Make sure when calling a factoring company that your business assets are clear for financing. To factor invoices your accounts receivable must be free of any liens. For example, if you’re an early stage company needing extra working capital to start out. You go to the local bank and ask for a loan. Being an early stage company, you probably don’t have historical profitability or real assets. What usually happens is there are personal assets, like home equity, or stocks to put in escrow, or even a well off friend or relative that will sign the loan as a “guarantor”.
The bank processes a loan request and gives its approval. They decide the equity in your house is enough collateral to loan you the money. Mind you there’s not much happening at the business, yet, so they are not basing the loan on the value of any business assets.
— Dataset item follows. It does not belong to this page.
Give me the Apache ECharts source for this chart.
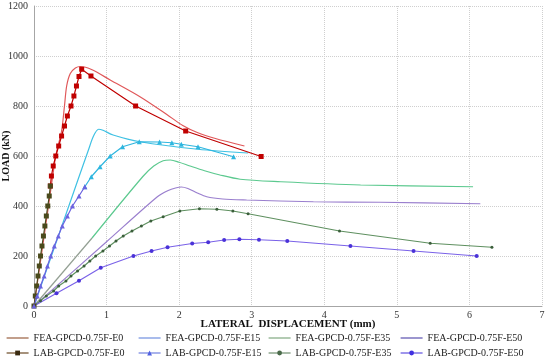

Day comes you go to your loan closing. Papers are slid across the table for you to sign. You sign figuring that’s what you’re supposed to do, and you are happy to get the loan. But, there’s one item that you might sign that could have significant ramifications to your future success.
It’s called the UCC-1 financing statement. (read https://www.ccassociates.com/ucc1.html) The banks as a normal course of business assign all the tangible assets of your company. What this means is, six months or a year later you are looking for more operating capital. You contact a factoring company and ask to finance the accounts receivables. Well we can’t because you signed a piece of paper that gives ownership of your A/R to the bank. Your access to capital has just become more complicated just by signing that paper. You will have to pay off the bank, pay down a significant portion of the loan, or get the bank to simply “subordinate” the A/R which effectively releases their ownership. During the loan origination process, working out the details and language of the UCC Financing Statement is negotiable.
And beware, leasing companies, suppliers that offer credit terms, previous owner financed loans, all of these potentially will secure your receivables as collateral.
Moral of the story: When securing credit, ask about the UCC-1. Ask what collateral they will be securing. If it’s not what you had agreed on, tell them before going to closing.